- _DATASET EXTRACT_

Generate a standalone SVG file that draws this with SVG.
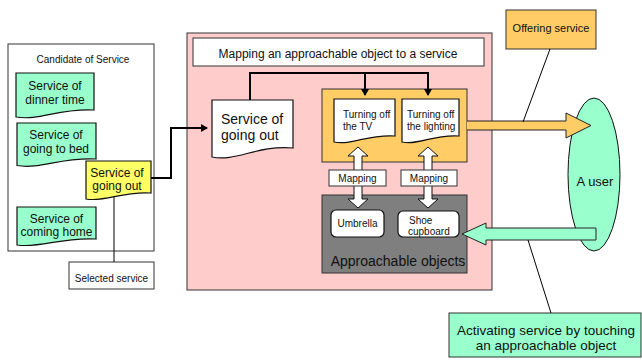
<svg xmlns="http://www.w3.org/2000/svg" width="642" height="360" viewBox="0 0 642 360">
<style>
text{font-family:"Liberation Sans",Arial,sans-serif;fill:#111}
.box{stroke:#333;stroke-width:1}
.doc{stroke:#111;stroke-width:1.2}
.green{fill:#99ffcc}
.orange{fill:#ffcc66}
.ln{fill:none;stroke:#000;stroke-width:1}
.conn{fill:none;stroke:#000;stroke-width:2}
.c{text-anchor:middle}
</style>
<defs>
<marker id="ah" markerWidth="8" markerHeight="8" refX="6" refY="4" orient="auto" markerUnits="userSpaceOnUse">
<path d="M0,0 L7,4 L0,8 Z" fill="#000"/>
</marker>
</defs>
<rect width="642" height="360" fill="#fff"/>

<g id="candidate">
<rect x="8" y="44" width="146" height="207" fill="#fff" class="box"/>
<text x="83" y="63" font-size="10" class="c">Candidate of Service</text>
</g>
<g id="doc-dinner">
<path d="M16,73 H94 V110 C58.9,108 39.4,121 16,117 Z" class="green doc"/>
<text x="55" y="89.5" font-size="12" class="c">Service of</text>
<text x="55" y="103.5" font-size="12" class="c">dinner time</text>
</g>
<g id="doc-bed">
<path d="M17,123 H96 V159 C60.5,157 40.7,169.5 17,165.5 Z" class="green doc"/>
<text x="56" y="138.5" font-size="12" class="c">Service of</text>
<text x="56" y="152.5" font-size="12" class="c">going to bed</text>
</g>
<g id="doc-goingout-selected">
<path d="M86,161 H151 V193 C121.8,191 105.5,202.5 86,199 Z" fill="#ffff66" class="doc"/>
<text x="117" y="176.5" font-size="12" class="c">Service of</text>
<text x="117" y="190" font-size="12" class="c">going out</text>
</g>
<g id="doc-home">
<path d="M17,207 H96 V239 C60.5,237 40.7,248.5 17,245 Z" class="green doc"/>
<text x="56.5" y="222.5" font-size="12" class="c">Service of</text>
<text x="56.5" y="236" font-size="12" class="c">coming home</text>
</g>
<g id="selected-service">
<rect x="69" y="262" width="85" height="27" fill="#fff" class="box"/>
<text x="111.5" y="281.5" font-size="10" class="c">Selected service</text>
</g>

<g id="mapping-area">
<rect x="187" y="33" width="305" height="257" fill="#ffcccc" class="box"/>
<rect x="193" y="38" width="291" height="28" fill="#fff" class="box"/>
<text x="338" y="58" font-size="12" class="c">Mapping an approachable object to a service</text>
</g>
<g id="doc-goingout">
<path d="M212,100 H293 V148 C256.5,145 236.3,162 212,157 Z" fill="#fff" class="doc"/>
<text x="221" y="124" font-size="14">Service of</text>
<text x="221" y="140" font-size="14">going out</text>
</g>
<g id="service-group">
<rect x="322" y="89" width="145" height="73" class="orange box"/>
</g>
<g id="doc-tv">
<path d="M334,99 H395 V136 C367.5,134 352.3,145.6 334,142 Z" fill="#fff" class="doc"/>
<text x="343" y="118" font-size="10">Turning off</text>
<text x="343" y="129.5" font-size="10">the TV</text>
</g>
<g id="doc-lighting">
<path d="M402,99 H459 V136 C433.4,134 419.1,145.6 402,142 Z" fill="#fff" class="doc"/>
<text x="407" y="118" font-size="10">Turning off</text>
<text x="407" y="129.5" font-size="10">the lighting</text>
</g>
<g id="objects">
<rect x="322" y="195" width="145" height="78" fill="#7f7f7f" class="box"/>
<text x="398" y="265.5" font-size="14" class="c">Approachable objects</text>
</g>
<g id="umbrella">
<rect x="331" y="210" width="53" height="27" rx="5" fill="#fff" stroke="#111" stroke-width="1.2"/>
<text x="357.5" y="227" font-size="10" class="c">Umbrella</text>
</g>
<g id="shoe-cupboard">
<rect x="398" y="211" width="61" height="26" rx="5" fill="#fff" stroke="#111" stroke-width="1.2"/>
<text x="409" y="223.5" font-size="10">Shoe</text>
<text x="408" y="234.5" font-size="10">cupboard</text>
</g>

<g id="user">
<ellipse cx="594" cy="174.5" rx="26" ry="76.5" fill="#99ffcc" stroke="#111" stroke-width="1"/>
<text x="595" y="186" font-size="13" class="c">A user</text>
</g>
<g id="offering-service">
<rect x="506" y="10" width="90" height="39" class="orange box"/>
<text x="551" y="32" font-size="11" class="c">Offering service</text>
</g>
<g id="activating">
<rect x="449" y="313" width="192" height="44" class="green box"/>
<text x="546" y="335" font-size="13.5" class="c">Activating service by touching</text>
<text x="546" y="350" font-size="13.5" class="c">an approachable object</text>
</g>

<g id="connectors">
<path d="M151,178 H171 V128 H207" class="conn" stroke-width="1.5" marker-end="url(#ah)"/>
<path d="M114,197 V262" class="ln"/>
<path d="M250,100 V73 H428 V95" class="conn" marker-end="url(#ah)"/>
<path d="M365,73 V95" class="conn" marker-end="url(#ah)"/>
<polygon points="358,147 368,156 362,156 362,199 368,199 358,208 348,199 354,199 354,156 348,156" fill="#fff" stroke="#111" stroke-width="1"/>
<polygon points="428,147 438,156 432,156 432,199 438,199 428,208 418,199 424,199 424,156 418,156" fill="#fff" stroke="#111" stroke-width="1"/>
<rect x="329" y="170" width="57" height="16" fill="#fff" class="box"/>
<text x="357.5" y="182" font-size="10" class="c">Mapping</text>
<rect x="401" y="170" width="56" height="16" fill="#fff" class="box"/>
<text x="429" y="182" font-size="10" class="c">Mapping</text>
<path d="M467,121 H566 V113 L591,125.5 L566,138 V130 H467 Z" class="orange"/>
<path d="M467,121 H566 V113 L591,125.5 L566,138 V130 H467" fill="none" stroke="#222" stroke-width="1"/>
<path d="M596,228 H486 V223 L462,234 L486,245 V240 H596 Z" fill="#99ffcc" stroke="#222" stroke-width="1"/>
<path d="M550,49 L523,122" class="ln"/>
<path d="M551,313 L528,240" class="ln"/>
</g>
</svg>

- _TASK TO COMPLETE_
Write out each line of the data exactly; the images should be left out.

- _WRITTEN ANSWER_
Generate a standalone SVG file that draws this with SVG.
<svg xmlns="http://www.w3.org/2000/svg" width="642" height="360" viewBox="0 0 642 360">
<style>
text{font-family:"Liberation Sans",Arial,sans-serif;fill:#111}
.box{stroke:#333;stroke-width:1}
.doc{stroke:#111;stroke-width:1.2}
.green{fill:#99ffcc}
.orange{fill:#ffcc66}
.ln{fill:none;stroke:#000;stroke-width:1}
.conn{fill:none;stroke:#000;stroke-width:2}
.c{text-anchor:middle}
</style>
<defs>
<marker id="ah" markerWidth="8" markerHeight="8" refX="6" refY="4" orient="auto" markerUnits="userSpaceOnUse">
<path d="M0,0 L7,4 L0,8 Z" fill="#000"/>
</marker>
</defs>
<rect width="642" height="360" fill="#fff"/>

<g id="candidate">
<rect x="8" y="44" width="146" height="207" fill="#fff" class="box"/>
<text x="83" y="63" font-size="10" class="c">Candidate of Service</text>
</g>
<g id="doc-dinner">
<path d="M16,73 H94 V110 C58.9,108 39.4,121 16,117 Z" class="green doc"/>
<text x="55" y="89.5" font-size="12" class="c">Service of</text>
<text x="55" y="103.5" font-size="12" class="c">dinner time</text>
</g>
<g id="doc-bed">
<path d="M17,123 H96 V159 C60.5,157 40.7,169.5 17,165.5 Z" class="green doc"/>
<text x="56" y="138.5" font-size="12" class="c">Service of</text>
<text x="56" y="152.5" font-size="12" class="c">going to bed</text>
</g>
<g id="doc-goingout-selected">
<path d="M86,161 H151 V193 C121.8,191 105.5,202.5 86,199 Z" fill="#ffff66" class="doc"/>
<text x="117" y="176.5" font-size="12" class="c">Service of</text>
<text x="117" y="190" font-size="12" class="c">going out</text>
</g>
<g id="doc-home">
<path d="M17,207 H96 V239 C60.5,237 40.7,248.5 17,245 Z" class="green doc"/>
<text x="56.5" y="222.5" font-size="12" class="c">Service of</text>
<text x="56.5" y="236" font-size="12" class="c">coming home</text>
</g>
<g id="selected-service">
<rect x="69" y="262" width="85" height="27" fill="#fff" class="box"/>
<text x="111.5" y="281.5" font-size="10" class="c">Selected service</text>
</g>

<g id="mapping-area">
<rect x="187" y="33" width="305" height="257" fill="#ffcccc" class="box"/>
<rect x="193" y="38" width="291" height="28" fill="#fff" class="box"/>
<text x="338" y="58" font-size="12" class="c">Mapping an approachable object to a service</text>
</g>
<g id="doc-goingout">
<path d="M212,100 H293 V148 C256.5,145 236.3,162 212,157 Z" fill="#fff" class="doc"/>
<text x="221" y="124" font-size="14">Service of</text>
<text x="221" y="140" font-size="14">going out</text>
</g>
<g id="service-group">
<rect x="322" y="89" width="145" height="73" class="orange box"/>
</g>
<g id="doc-tv">
<path d="M334,99 H395 V136 C367.5,134 352.3,145.6 334,142 Z" fill="#fff" class="doc"/>
<text x="343" y="118" font-size="10">Turning off</text>
<text x="343" y="129.5" font-size="10">the TV</text>
</g>
<g id="doc-lighting">
<path d="M402,99 H459 V136 C433.4,134 419.1,145.6 402,142 Z" fill="#fff" class="doc"/>
<text x="407" y="118" font-size="10">Turning off</text>
<text x="407" y="129.5" font-size="10">the lighting</text>
</g>
<g id="objects">
<rect x="322" y="195" width="145" height="78" fill="#7f7f7f" class="box"/>
<text x="398" y="265.5" font-size="14" class="c">Approachable objects</text>
</g>
<g id="umbrella">
<rect x="331" y="210" width="53" height="27" rx="5" fill="#fff" stroke="#111" stroke-width="1.2"/>
<text x="357.5" y="227" font-size="10" class="c">Umbrella</text>
</g>
<g id="shoe-cupboard">
<rect x="398" y="211" width="61" height="26" rx="5" fill="#fff" stroke="#111" stroke-width="1.2"/>
<text x="409" y="223.5" font-size="10">Shoe</text>
<text x="408" y="234.5" font-size="10">cupboard</text>
</g>

<g id="user">
<ellipse cx="594" cy="174.5" rx="26" ry="76.5" fill="#99ffcc" stroke="#111" stroke-width="1"/>
<text x="595" y="186" font-size="13" class="c">A user</text>
</g>
<g id="offering-service">
<rect x="506" y="10" width="90" height="39" class="orange box"/>
<text x="551" y="32" font-size="11" class="c">Offering service</text>
</g>
<g id="activating">
<rect x="449" y="313" width="192" height="44" class="green box"/>
<text x="546" y="335" font-size="13.5" class="c">Activating service by touching</text>
<text x="546" y="350" font-size="13.5" class="c">an approachable object</text>
</g>

<g id="connectors">
<path d="M151,178 H171 V128 H207" class="conn" stroke-width="1.5" marker-end="url(#ah)"/>
<path d="M114,197 V262" class="ln"/>
<path d="M250,100 V73 H428 V95" class="conn" marker-end="url(#ah)"/>
<path d="M365,73 V95" class="conn" marker-end="url(#ah)"/>
<polygon points="358,147 368,156 362,156 362,199 368,199 358,208 348,199 354,199 354,156 348,156" fill="#fff" stroke="#111" stroke-width="1"/>
<polygon points="428,147 438,156 432,156 432,199 438,199 428,208 418,199 424,199 424,156 418,156" fill="#fff" stroke="#111" stroke-width="1"/>
<rect x="329" y="170" width="57" height="16" fill="#fff" class="box"/>
<text x="357.5" y="182" font-size="10" class="c">Mapping</text>
<rect x="401" y="170" width="56" height="16" fill="#fff" class="box"/>
<text x="429" y="182" font-size="10" class="c">Mapping</text>
<path d="M467,121 H566 V113 L591,125.5 L566,138 V130 H467 Z" class="orange"/>
<path d="M467,121 H566 V113 L591,125.5 L566,138 V130 H467" fill="none" stroke="#222" stroke-width="1"/>
<path d="M596,228 H486 V223 L462,234 L486,245 V240 H596 Z" fill="#99ffcc" stroke="#222" stroke-width="1"/>
<path d="M550,49 L523,122" class="ln"/>
<path d="M551,313 L528,240" class="ln"/>
</g>
</svg>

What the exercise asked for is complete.